- Dataset section:

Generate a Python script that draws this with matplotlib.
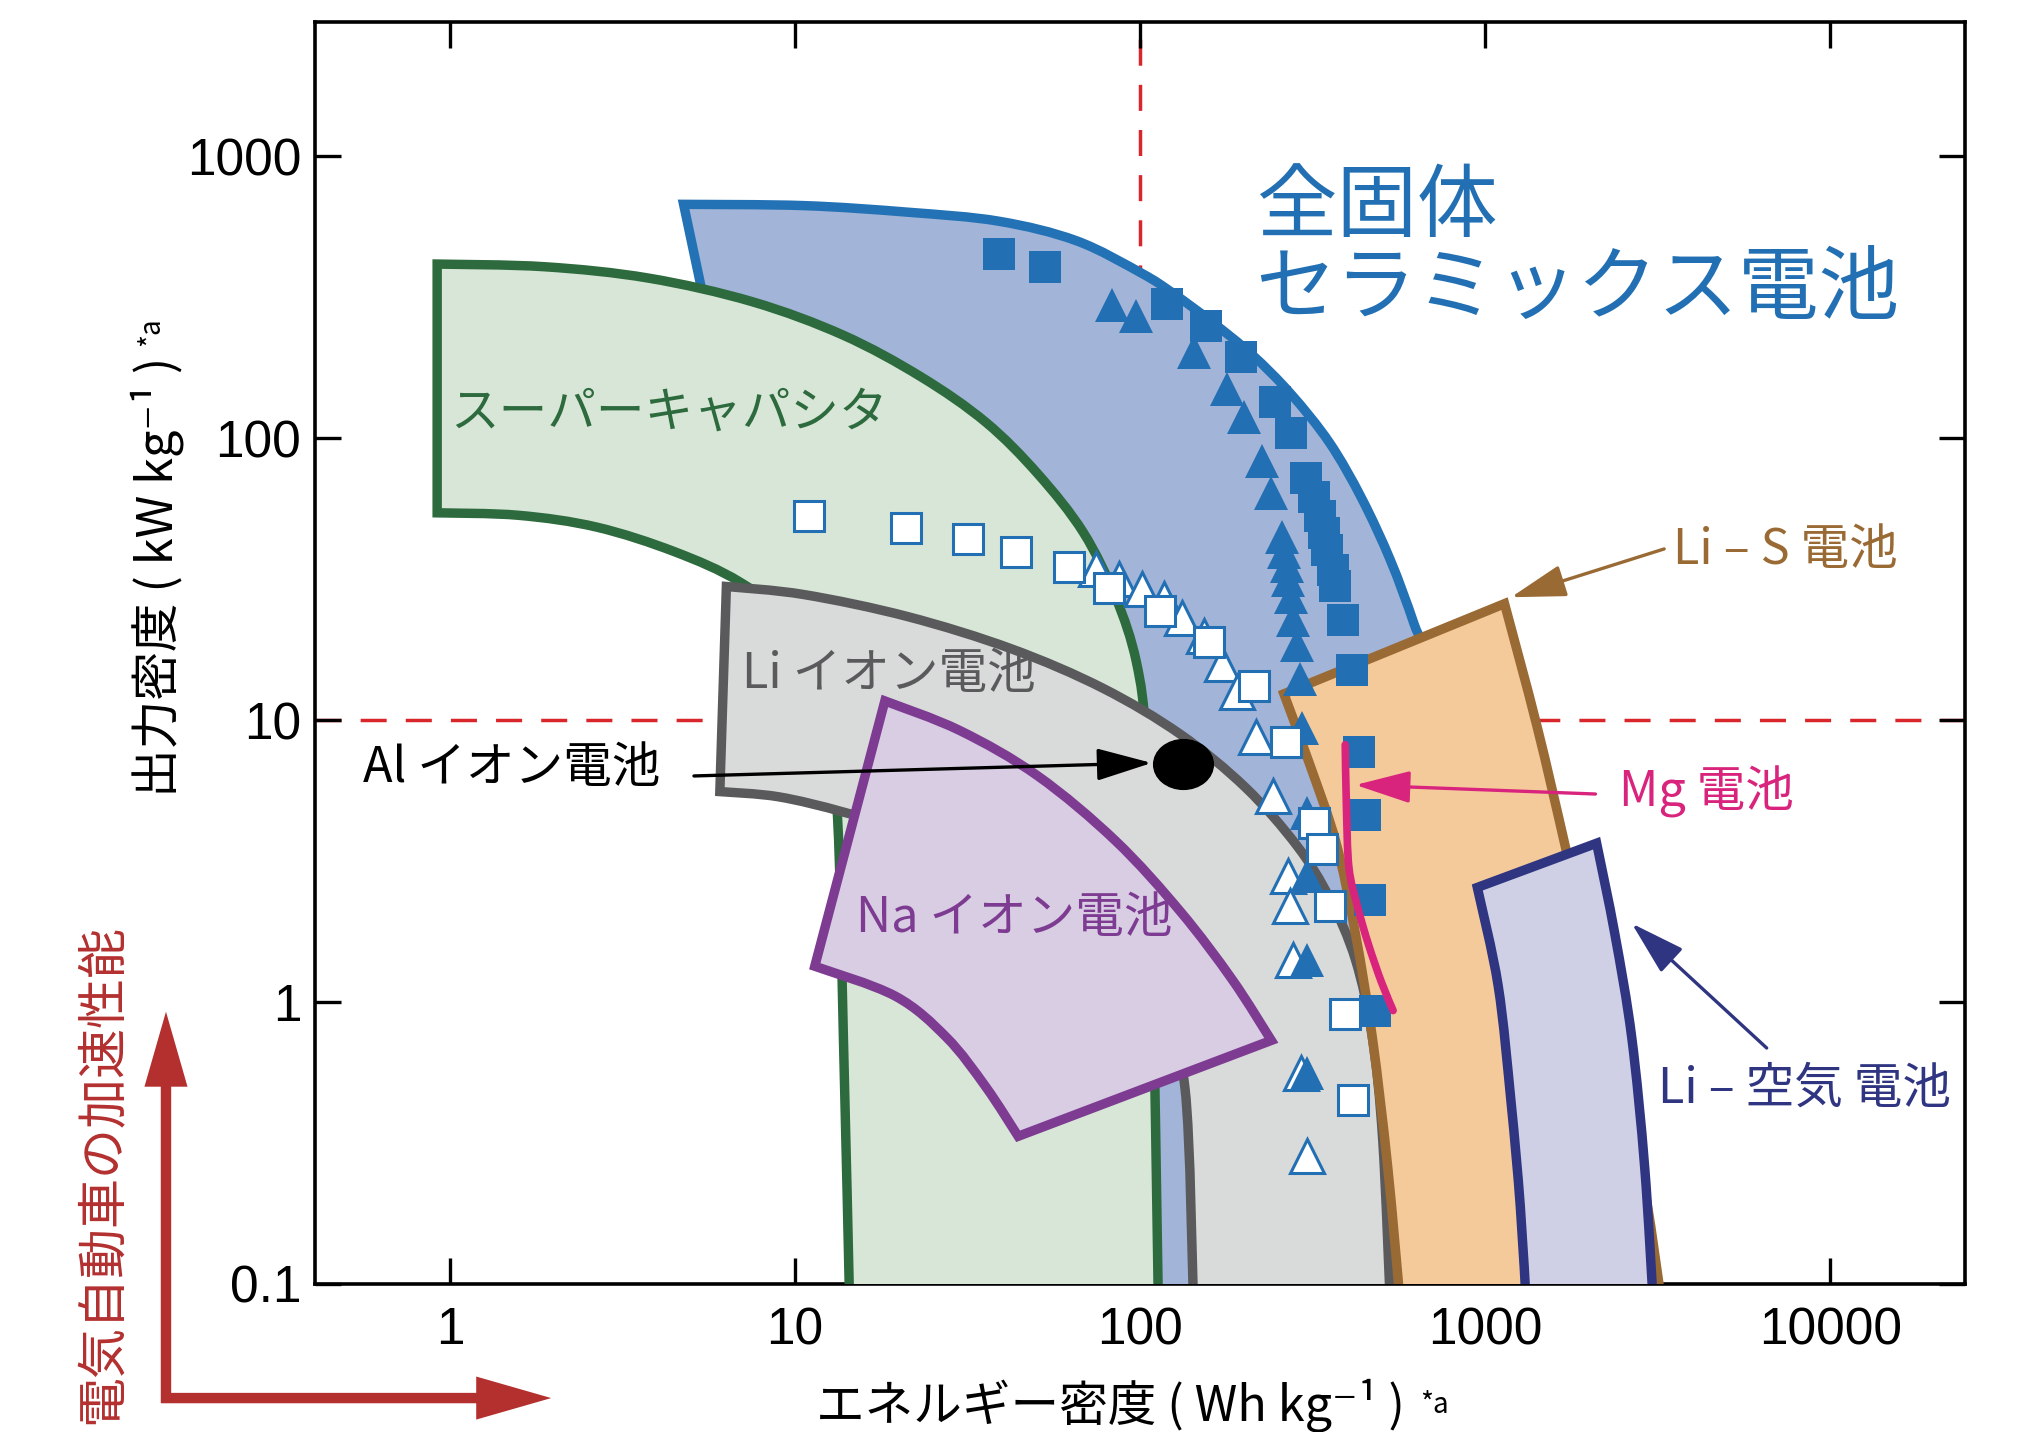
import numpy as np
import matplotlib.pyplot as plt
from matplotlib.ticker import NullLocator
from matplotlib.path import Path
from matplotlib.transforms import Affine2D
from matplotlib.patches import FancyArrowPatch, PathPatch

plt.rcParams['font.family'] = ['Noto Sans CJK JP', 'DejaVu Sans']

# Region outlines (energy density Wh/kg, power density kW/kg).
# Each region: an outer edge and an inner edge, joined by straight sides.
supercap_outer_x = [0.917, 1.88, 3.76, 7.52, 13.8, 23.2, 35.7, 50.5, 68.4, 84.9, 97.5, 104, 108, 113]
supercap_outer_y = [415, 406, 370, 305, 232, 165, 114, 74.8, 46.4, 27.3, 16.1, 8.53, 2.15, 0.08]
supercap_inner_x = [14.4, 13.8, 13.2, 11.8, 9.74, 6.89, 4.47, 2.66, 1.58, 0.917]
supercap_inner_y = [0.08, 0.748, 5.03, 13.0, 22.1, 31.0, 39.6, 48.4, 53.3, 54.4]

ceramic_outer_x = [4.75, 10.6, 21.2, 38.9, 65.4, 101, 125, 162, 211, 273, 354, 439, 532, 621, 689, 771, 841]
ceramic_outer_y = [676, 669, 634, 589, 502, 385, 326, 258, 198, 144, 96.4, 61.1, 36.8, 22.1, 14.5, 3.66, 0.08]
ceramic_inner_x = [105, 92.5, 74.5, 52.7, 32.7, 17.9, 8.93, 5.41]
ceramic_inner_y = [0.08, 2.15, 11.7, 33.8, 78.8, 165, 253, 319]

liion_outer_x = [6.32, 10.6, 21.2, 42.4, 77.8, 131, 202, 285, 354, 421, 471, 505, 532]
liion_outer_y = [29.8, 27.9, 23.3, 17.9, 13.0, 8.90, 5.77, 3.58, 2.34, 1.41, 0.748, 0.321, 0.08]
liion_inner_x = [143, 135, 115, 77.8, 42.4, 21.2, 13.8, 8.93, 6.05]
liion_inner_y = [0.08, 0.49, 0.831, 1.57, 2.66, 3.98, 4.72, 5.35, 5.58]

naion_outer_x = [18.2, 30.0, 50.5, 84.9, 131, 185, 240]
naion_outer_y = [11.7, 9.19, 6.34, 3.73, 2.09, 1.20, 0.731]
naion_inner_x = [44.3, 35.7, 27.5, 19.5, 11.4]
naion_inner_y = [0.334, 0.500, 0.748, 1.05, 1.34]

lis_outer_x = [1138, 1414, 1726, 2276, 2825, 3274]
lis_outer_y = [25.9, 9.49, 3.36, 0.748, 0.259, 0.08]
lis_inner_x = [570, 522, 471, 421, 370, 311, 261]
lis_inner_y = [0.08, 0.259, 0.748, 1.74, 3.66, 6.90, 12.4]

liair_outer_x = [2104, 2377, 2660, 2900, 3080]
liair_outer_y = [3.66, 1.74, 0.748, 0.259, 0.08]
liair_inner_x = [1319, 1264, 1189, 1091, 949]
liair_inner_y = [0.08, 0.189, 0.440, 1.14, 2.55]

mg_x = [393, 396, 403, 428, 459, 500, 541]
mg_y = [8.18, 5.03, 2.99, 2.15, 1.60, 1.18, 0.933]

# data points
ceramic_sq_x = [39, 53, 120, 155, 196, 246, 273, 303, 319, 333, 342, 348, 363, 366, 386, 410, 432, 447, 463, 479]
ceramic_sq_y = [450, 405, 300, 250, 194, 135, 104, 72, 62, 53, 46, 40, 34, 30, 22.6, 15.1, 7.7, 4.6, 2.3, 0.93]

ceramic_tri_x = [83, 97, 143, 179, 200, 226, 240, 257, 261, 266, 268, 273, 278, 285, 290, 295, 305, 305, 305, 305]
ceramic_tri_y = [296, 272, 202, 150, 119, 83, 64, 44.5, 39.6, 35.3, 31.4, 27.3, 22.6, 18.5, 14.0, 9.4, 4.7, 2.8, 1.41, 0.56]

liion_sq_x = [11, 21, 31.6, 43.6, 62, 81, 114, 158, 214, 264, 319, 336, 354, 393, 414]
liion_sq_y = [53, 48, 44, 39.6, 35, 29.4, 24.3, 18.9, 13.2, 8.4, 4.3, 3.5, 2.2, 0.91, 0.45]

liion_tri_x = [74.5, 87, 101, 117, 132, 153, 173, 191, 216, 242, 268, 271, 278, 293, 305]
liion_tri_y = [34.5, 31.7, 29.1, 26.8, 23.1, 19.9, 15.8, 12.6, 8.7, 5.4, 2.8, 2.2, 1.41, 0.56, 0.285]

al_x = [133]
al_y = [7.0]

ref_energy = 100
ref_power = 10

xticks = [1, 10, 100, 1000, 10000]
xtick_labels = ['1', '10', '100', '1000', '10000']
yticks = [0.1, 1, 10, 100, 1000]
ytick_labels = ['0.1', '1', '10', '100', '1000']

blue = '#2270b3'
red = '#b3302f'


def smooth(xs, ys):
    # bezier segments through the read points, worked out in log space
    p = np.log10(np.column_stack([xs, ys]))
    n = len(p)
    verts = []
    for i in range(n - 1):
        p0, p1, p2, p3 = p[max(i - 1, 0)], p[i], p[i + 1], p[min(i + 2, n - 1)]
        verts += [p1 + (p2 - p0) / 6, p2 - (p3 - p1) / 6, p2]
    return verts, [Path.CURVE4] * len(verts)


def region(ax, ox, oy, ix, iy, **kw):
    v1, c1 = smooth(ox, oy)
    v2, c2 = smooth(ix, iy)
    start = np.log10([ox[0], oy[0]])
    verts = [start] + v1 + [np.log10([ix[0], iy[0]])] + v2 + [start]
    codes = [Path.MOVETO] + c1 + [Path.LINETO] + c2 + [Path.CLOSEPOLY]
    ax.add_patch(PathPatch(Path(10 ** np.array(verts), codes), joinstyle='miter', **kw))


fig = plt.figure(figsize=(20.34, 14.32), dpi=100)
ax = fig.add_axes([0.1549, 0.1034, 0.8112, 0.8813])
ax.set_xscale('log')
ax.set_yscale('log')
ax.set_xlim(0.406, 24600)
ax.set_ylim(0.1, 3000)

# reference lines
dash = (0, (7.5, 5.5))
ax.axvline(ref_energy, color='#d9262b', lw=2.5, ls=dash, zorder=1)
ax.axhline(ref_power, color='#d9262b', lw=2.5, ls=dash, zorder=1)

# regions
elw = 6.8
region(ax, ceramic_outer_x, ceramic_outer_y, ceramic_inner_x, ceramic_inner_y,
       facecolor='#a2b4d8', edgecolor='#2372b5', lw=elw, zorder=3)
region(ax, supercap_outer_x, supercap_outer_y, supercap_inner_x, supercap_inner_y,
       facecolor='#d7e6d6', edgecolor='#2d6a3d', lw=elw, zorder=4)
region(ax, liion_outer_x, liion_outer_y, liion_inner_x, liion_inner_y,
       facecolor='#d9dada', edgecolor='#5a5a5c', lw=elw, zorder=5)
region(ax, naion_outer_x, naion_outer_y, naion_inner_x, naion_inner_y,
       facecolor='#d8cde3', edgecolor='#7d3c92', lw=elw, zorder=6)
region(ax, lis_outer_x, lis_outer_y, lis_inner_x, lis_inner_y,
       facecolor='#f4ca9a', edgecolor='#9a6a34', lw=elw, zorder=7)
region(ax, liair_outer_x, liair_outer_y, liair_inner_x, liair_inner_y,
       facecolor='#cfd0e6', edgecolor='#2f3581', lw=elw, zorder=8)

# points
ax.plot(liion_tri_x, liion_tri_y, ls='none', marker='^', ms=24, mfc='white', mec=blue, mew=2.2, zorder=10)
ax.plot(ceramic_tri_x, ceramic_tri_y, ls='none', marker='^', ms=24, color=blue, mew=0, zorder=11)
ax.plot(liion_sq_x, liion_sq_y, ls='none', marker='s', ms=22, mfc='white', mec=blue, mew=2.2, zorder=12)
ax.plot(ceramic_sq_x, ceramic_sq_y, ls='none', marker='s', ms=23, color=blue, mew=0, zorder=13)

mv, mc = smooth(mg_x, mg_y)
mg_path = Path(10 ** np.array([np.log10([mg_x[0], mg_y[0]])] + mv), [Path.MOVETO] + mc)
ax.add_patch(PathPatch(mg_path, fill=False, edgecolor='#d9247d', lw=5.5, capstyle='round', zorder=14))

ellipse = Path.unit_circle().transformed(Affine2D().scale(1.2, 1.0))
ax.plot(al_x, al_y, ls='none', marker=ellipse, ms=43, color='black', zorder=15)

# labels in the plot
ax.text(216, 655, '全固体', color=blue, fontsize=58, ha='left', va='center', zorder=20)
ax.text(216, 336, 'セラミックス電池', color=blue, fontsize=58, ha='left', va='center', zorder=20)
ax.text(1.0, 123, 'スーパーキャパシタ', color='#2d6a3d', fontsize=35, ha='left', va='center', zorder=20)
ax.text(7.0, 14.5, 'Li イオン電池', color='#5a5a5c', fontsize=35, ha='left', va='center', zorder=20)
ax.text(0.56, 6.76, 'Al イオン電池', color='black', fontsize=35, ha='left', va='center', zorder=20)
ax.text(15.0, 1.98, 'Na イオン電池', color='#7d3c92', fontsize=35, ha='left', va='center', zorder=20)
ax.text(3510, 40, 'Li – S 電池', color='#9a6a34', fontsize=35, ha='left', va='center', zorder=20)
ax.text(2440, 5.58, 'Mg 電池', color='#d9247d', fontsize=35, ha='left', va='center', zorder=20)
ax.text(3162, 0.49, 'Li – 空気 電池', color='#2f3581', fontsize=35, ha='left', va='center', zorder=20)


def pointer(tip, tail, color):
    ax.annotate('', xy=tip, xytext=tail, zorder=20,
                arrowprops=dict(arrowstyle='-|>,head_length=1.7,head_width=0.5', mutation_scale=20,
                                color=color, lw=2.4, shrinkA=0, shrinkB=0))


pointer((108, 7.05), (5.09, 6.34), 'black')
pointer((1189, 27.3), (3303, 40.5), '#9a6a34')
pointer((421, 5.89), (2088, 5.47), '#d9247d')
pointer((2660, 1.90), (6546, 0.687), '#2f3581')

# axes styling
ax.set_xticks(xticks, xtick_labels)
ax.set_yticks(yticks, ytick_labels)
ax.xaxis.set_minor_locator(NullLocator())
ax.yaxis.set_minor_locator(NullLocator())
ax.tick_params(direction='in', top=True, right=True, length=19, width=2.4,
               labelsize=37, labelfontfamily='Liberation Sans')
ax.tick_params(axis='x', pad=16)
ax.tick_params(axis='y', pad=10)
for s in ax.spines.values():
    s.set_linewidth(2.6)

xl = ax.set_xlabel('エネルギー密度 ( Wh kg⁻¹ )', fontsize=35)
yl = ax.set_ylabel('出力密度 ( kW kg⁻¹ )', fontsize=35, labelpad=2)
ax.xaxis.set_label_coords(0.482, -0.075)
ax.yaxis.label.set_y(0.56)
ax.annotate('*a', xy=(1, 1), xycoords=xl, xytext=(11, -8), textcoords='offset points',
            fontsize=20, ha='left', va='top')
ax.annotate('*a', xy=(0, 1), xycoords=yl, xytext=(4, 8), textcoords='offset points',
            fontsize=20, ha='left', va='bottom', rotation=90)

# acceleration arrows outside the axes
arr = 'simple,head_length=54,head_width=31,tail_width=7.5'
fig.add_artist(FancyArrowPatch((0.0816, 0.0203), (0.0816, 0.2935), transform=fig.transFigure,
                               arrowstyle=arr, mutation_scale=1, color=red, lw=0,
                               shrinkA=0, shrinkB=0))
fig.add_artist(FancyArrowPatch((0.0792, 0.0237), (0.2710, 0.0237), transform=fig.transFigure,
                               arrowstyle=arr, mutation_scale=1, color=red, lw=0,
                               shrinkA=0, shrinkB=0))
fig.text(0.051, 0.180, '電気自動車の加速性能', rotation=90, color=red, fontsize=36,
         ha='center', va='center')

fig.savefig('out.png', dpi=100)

- Task statement: Please take the lines from the beginning of the data above through the line holding "plt.rcParams['font.family'] = ['Noto" and transcribe them exactly, without any pictures.

- Exercise response:
Generate a Python script that draws this with matplotlib.
import numpy as np
import matplotlib.pyplot as plt
from matplotlib.ticker import NullLocator
from matplotlib.path import Path
from matplotlib.transforms import Affine2D
from matplotlib.patches import FancyArrowPatch, PathPatch

plt.rcParams['font.family'] = ['Noto Sans CJK JP', 'DejaVu Sans']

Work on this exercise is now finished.